Moments before human civilization is wiped from the Earth by an obscene Soviet superweapon (a catastrophe set to Vera Lynn’s “We’ll Meet Again”), the eponymous character of Dr. Strangelove delivers the film’s final line: “Mein Fuhrer! I can walk!”. As an indictment of Mutally Assured Destruction – for being absurd, for being self-absorbed, for being genocidal – it takes the same stance as the film it concludes, but whereas it is absurd in a quotable, Pyton-esque fashion, the hours of absurdity that precede it owe far more to Jonathan Swift and Joseph Heller than John Cleese.
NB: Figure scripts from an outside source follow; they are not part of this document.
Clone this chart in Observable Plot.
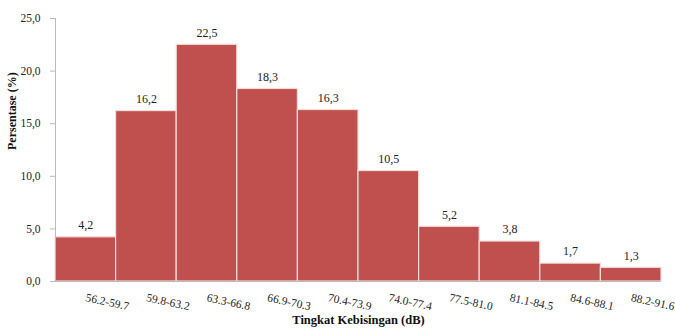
<!DOCTYPE html>
<html><head><meta charset="utf-8">
<script src="https://cdn.jsdelivr.net/npm/d3@7"></script>
<script src="https://cdn.jsdelivr.net/npm/@observablehq/plot@0.6"></script>
<style>
body{margin:0;background:#fff;}
</style></head>
<body><div id="chart"></div>
<script>
const categories = ["56.2-59.7","59.8-63.2","63.3-66.8","66.9-70.3","70.4-73.9","74.0-77.4","77.5-81.0","81.1-84.5","84.6-88.1","88.2-91.6"];
const values = [4.2,16.2,22.5,18.3,16.3,10.5,5.2,3.8,1.7,1.3];
const yTicks = [0,5,10,15,20,25];
const data = categories.map((c,i)=>({c, v: values[i]}));
const fmt = v => v.toFixed(1).replace(".", ",");
const serif = "'Liberation Serif', 'Times New Roman', serif";

const chart = Plot.plot({
  width: 675, height: 331,
  marginLeft: 55, marginRight: 14, marginTop: 18, marginBottom: 50,
  style: {fontSize: "11px", color: "#222", background: "#fff", fontFamily: serif},
  x: {domain: categories, padding: 0, round: false, axis: null},
  y: {domain: [0, 25], ticks: yTicks, tickFormat: fmt, label: null},
  marks: [
    Plot.barY(data, {x: "c", y: "v", fill: "#C0504D", stroke: "#f2dcdb", strokeWidth: 1.2}),
    Plot.text(data, {x: "c", y: "v", text: d => fmt(d.v), dy: -12, fontSize: 12, fill: "#222"}),
    Plot.text(data, {x: "c", y: 0, text: "c", dy: 16, dx: 0, textAnchor: "start", rotate: 12, fontSize: 11.5, fill: "#222"}),
    Plot.ruleY([0], {stroke: "#bbb", insetLeft: -4}),
    Plot.frame({anchor: "left", stroke: "#bbb"}),
    Plot.axisY({ticks: yTicks, tickFormat: fmt, tickSize: 5, tickPadding: 10, stroke: "#bbb", label: null, fontSize: 11.5, fill: "#222"}),
    Plot.text(["Persentase (%)"], {frameAnchor: "left", dx: -43, rotate: -90, fontWeight: "bold", fontSize: 12, fill: "#111"}),
    Plot.text(["Tingkat Kebisingan (dB)"], {frameAnchor: "bottom", dy: 42, fontWeight: "bold", fontSize: 12.5, fill: "#111"})
  ]
});
chart.querySelectorAll("text, g").forEach(el => { el.setAttribute("font-family", serif); });
document.getElementById("chart").append(chart);
</script></body></html>
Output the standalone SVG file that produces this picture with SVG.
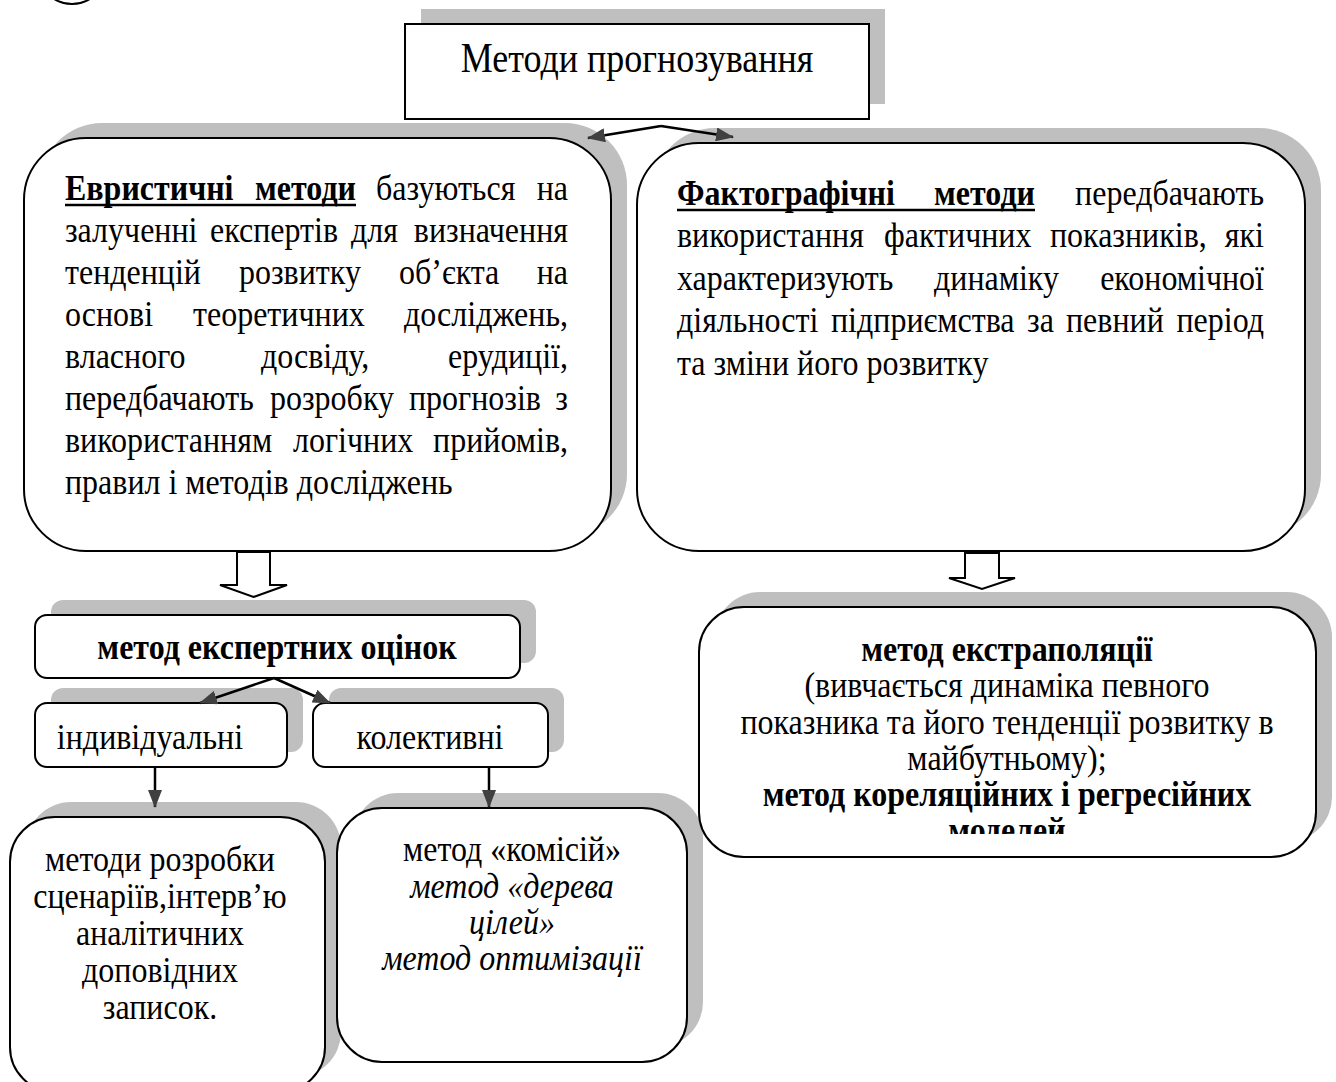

For all the slapstick derived from fistfights between squalling diplomats, and for all the sexual innuendo derived from names such as “Merkin Muffley” and “Buck Turgidson”, this film is less keen to invoke guffaws as it is to create the kind of constant, quiet smiling – spilling over into the occasional bleak chuckle – one gets when a complex tragedy is perfectly summarized. The absurdity of Major Kong waving his cowboy hat as he rides a nuclear bomb down onto Soviet Soil is second to the absurdism of watching men attempt to fashion protocol, flattery and sexual fantasies into something able to prevent the destruction of the Earth. Punchlines in Dr. Strangelove don’t follow jokes; they follow heavy paragraphs of character establishment, and the laughter gets screwed out of the audience in trickles as, bit by bit, the character is reframed. Indeed, the dramatic sincerity with which Dr. Strangelove approaches characterization is what betrays its bleakest joke: this is not a ridiculous film. This is a stark, honest look at a period of human history too ridiculous not to laugh at.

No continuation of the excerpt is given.